Dialogues de bêtes

A la pointe du cœur et du pinceau
De
Colette
Adaptation : Élisabeth Chailloux et Lara Suyeux
Durée : 1h20
Mise en scène
Élisabeth Chailloux
Avec
Lara Suyeux
Notre recommandation
5/5

Infos & réservation

Théâtre de Poche Montparnasse
75, boulevard du Montparnasse
75006
Paris
01.45.44.50.21
Jusqu’au 30 juin. Le dimanche à 17h et le lundi à 19h.

Thème

  • Toby-chien, un bull bringé pragmatique, consciencieux et tendre, au « cœur avenant et banal comme un jardin public » et Kiki-la-doucette, un chat tigré et snob, conversent : amis-ennemis, ils partagent leurs sensations, leurs réflexions, disent leurs affections. Le chien la préfère elle, active, vive, emportée et démonstrative ; le chat le vénère lui, calme, silencieux et pudique, grattant le papier « avec un bruit de souris. » 

  • En quatre tableaux choisis dans les douze dialogues de Colette - SentimentalitésLe VoyageLe dîner est en retard et Toby-Chien parle - ils commentent les étranges mœurs des humains, s’effraient de leurs éclats et de leurs conflits et révèlent, de leur position de bêtes, les petitesses et les grandeurs de l’âme humaine.  

Points forts

  • L’originalité consiste ici à associer dessins en direct et théâtre, avec le couple que forment le dessinateur  Cyrille Meyer et Lara Suyeux.

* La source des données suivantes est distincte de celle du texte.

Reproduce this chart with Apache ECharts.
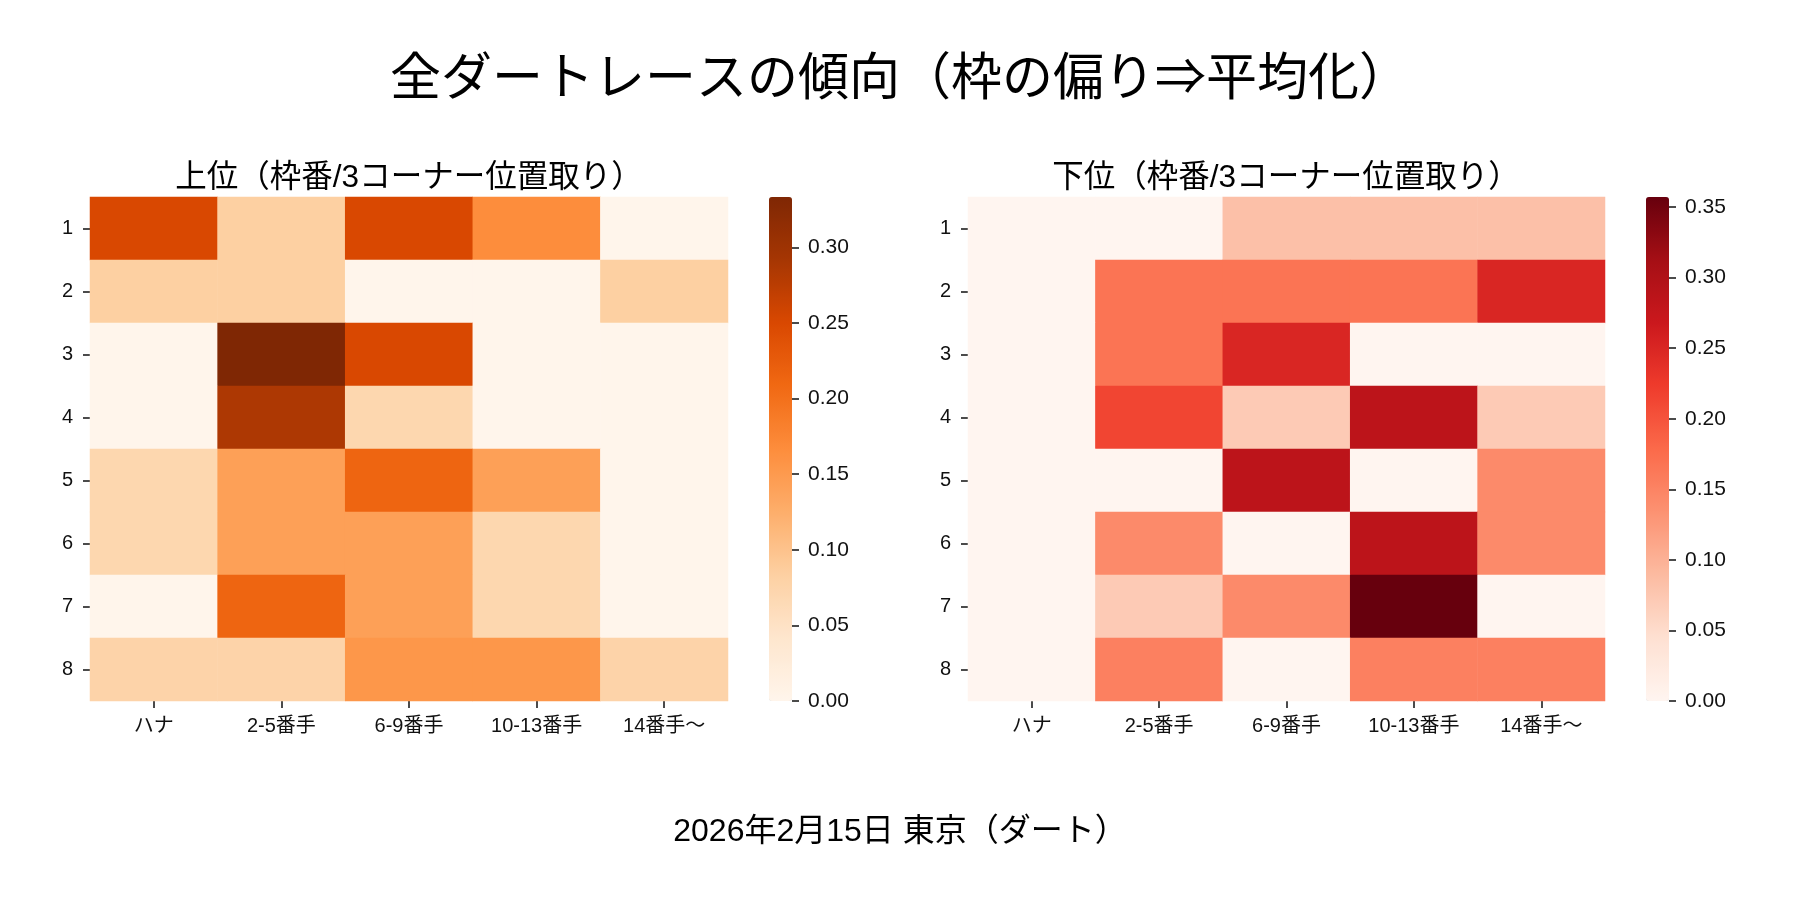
<!DOCTYPE html>
<html>
<head>
<meta charset="utf-8">
<script src="https://cdn.jsdelivr.net/npm/echarts@6/dist/echarts.min.js"></script>
<style>
html,body{margin:0;padding:0;background:#fff;}
#main{width:1800px;height:900px;}
</style>
</head>
<body>
<div id="main"></div>
<script>
// categories
var positions = ['ハナ', '2-5番手', '6-9番手', '10-13番手', '14番手〜'];
var frames = ['1', '2', '3', '4', '5', '6', '7', '8'];

// 上位 (rows = 枠番 1..8, cols = positions)
var upper = [
	[0.25, 0.083, 0.25, 0.167, 0],
	[0.083, 0.083, 0, 0, 0.083],
	[0, 0.333, 0.25, 0, 0],
	[0, 0.286, 0.071, 0, 0],
	[0.071, 0.143, 0.214, 0.143, 0],
	[0.071, 0.143, 0.143, 0.071, 0],
	[0, 0.214, 0.143, 0.071, 0],
	[0.077, 0.077, 0.154, 0.154, 0.077]
];

// 下位
var lower = [
	[0, 0, 0.083, 0.083, 0.083],
	[0, 0.167, 0.167, 0.167, 0.25],
	[0, 0.167, 0.25, 0, 0],
	[0, 0.214, 0.071, 0.286, 0.071],
	[0, 0, 0.286, 0, 0.143],
	[0, 0.143, 0, 0.286, 0.143],
	[0, 0.071, 0.143, 0.357, 0],
	[0, 0.154, 0, 0.154, 0.154]
];

var upperMax = 1 / 3;
var lowerMax = 5 / 14;
var upperTicks = [0, 0.05, 0.10, 0.15, 0.20, 0.25, 0.30];
var lowerTicks = [0, 0.05, 0.10, 0.15, 0.20, 0.25, 0.30, 0.35];

var oranges = ['#fff5eb', '#fee6ce', '#fdd0a2', '#fdae6b', '#fd8d3c', '#f16913', '#d94801', '#a63603', '#7f2704'];
var reds = ['#fff5f0', '#fee0d2', '#fcbba1', '#fc9272', '#fb6a4a', '#ef3b2c', '#cb181d', '#a50f15', '#67000d'];

var FONT = '"Liberation Sans", "Noto Sans CJK JP", sans-serif';

function toCells(matrix){
	var out = [];
	matrix.forEach(function(row, y){
		row.forEach(function(v, x){
			out.push([x, y, v]);
		});
	});
	return out;
}

function catX(gridIndex){
	return {
		type: 'category', gridIndex: gridIndex, data: positions, position: 'bottom',
		axisLine: {show: false},
		axisTick: {show: true, alignWithLabel: true, length: 7, lineStyle: {color: '#111', width: 1.5}},
		axisLabel: {color: '#111', fontSize: 20, fontFamily: FONT, margin: 15},
		splitLine: {show: false}
	};
}
function catY(gridIndex){
	return {
		type: 'category', gridIndex: gridIndex, data: frames, inverse: true,
		axisLine: {show: false},
		axisTick: {show: true, alignWithLabel: true, length: 7, lineStyle: {color: '#111', width: 1.5}},
		axisLabel: {color: '#111', fontSize: 20, fontFamily: FONT, margin: 17},
		splitLine: {show: false}
	};
}
function barX(gridIndex){
	return {type: 'value', gridIndex: gridIndex, show: false};
}
function barY(gridIndex, max, ticks){
	return {
		type: 'value', gridIndex: gridIndex, min: 0, max: max, position: 'right', z: 10,
		axisLine: {show: false, onZero: false},
		axisTick: {show: true, inside: false, length: 7, customValues: ticks, lineStyle: {color: '#111', width: 1.5}},
		axisLabel: {
			color: '#111', fontSize: 21, fontFamily: FONT, margin: 16, customValues: ticks,
			formatter: function(v){ return v.toFixed(2); }
		},
		splitLine: {show: false}
	};
}

var chart = echarts.init(document.getElementById('main'));
var option = {
	backgroundColor: '#fff',
	animation: false,
	title: [
		{text: '全ダートレースの傾向（枠の偏り⇒平均化）', left: 900, top: 55, textAlign: 'center', padding: 0,
			textStyle: {fontSize: 51, fontWeight: 'normal', color: '#000', fontFamily: FONT, lineHeight: 51}},
		{text: '上位（枠番/3コーナー位置取り）', left: 409, top: 162, textAlign: 'center', padding: 0,
			textStyle: {fontSize: 31.5, fontWeight: 'normal', color: '#000', fontFamily: FONT, lineHeight: 32}},
		{text: '下位（枠番/3コーナー位置取り）', left: 1286, top: 162, textAlign: 'center', padding: 0,
			textStyle: {fontSize: 31.5, fontWeight: 'normal', color: '#000', fontFamily: FONT, lineHeight: 32}},
		{text: '2026年2月15日 東京（ダート）', left: 900, top: 816, textAlign: 'center', padding: 0,
			textStyle: {fontSize: 32, fontWeight: 'normal', color: '#000', fontFamily: FONT, lineHeight: 32}}
	],
	grid: [
		{left: 90, top: 197, width: 638, height: 504},
		{left: 968, top: 197, width: 637, height: 504},
		{left: 769, top: 197, width: 23, height: 504},
		{left: 1646, top: 197, width: 23, height: 504}
	],
	xAxis: [catX(0), catX(1), barX(2), barX(3)],
	yAxis: [catY(0), catY(1), barY(2, upperMax, upperTicks), barY(3, lowerMax, lowerTicks)],
	visualMap: [
		{type: 'continuous', seriesIndex: 0, min: 0, max: upperMax, calculable: false, realtime: false, z: 1,
			left: 769, top: 197, itemWidth: 23, itemHeight: 504, padding: 0, text: null, hoverLink: false,
			inRange: {color: oranges}},
		{type: 'continuous', seriesIndex: 1, min: 0, max: lowerMax, calculable: false, realtime: false, z: 1,
			left: 1646, top: 197, itemWidth: 23, itemHeight: 504, padding: 0, text: null, hoverLink: false,
			inRange: {color: reds}}
	],
	series: [
		{type: 'heatmap', xAxisIndex: 0, yAxisIndex: 0, data: toCells(upper), itemStyle: {borderWidth: 0}},
		{type: 'heatmap', xAxisIndex: 1, yAxisIndex: 1, data: toCells(lower), itemStyle: {borderWidth: 0}}
	]
};
chart.setOption(option);
</script>
</body>
</html>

    • Le premier peint au fur et à mesure, grâce une projection, les décors pastels de cette amitié animale. Chaque “histoire“ a ainsi sa propre touche et son coup de pinceau délicat qui vous atteint comme une caresse pour l’œil. Ce dessinateur de grand talent propose plus qu’un cadre : une profondeur visuelle et poétique aux évocations que la langue de Colette, charnue, odorante et ensoleillée fait surgir. En quelques coups de pinceau, quelques traits de crayon ou de feutre, il donne, sous nos yeux, l’atmosphère visuelle de ces petits drames.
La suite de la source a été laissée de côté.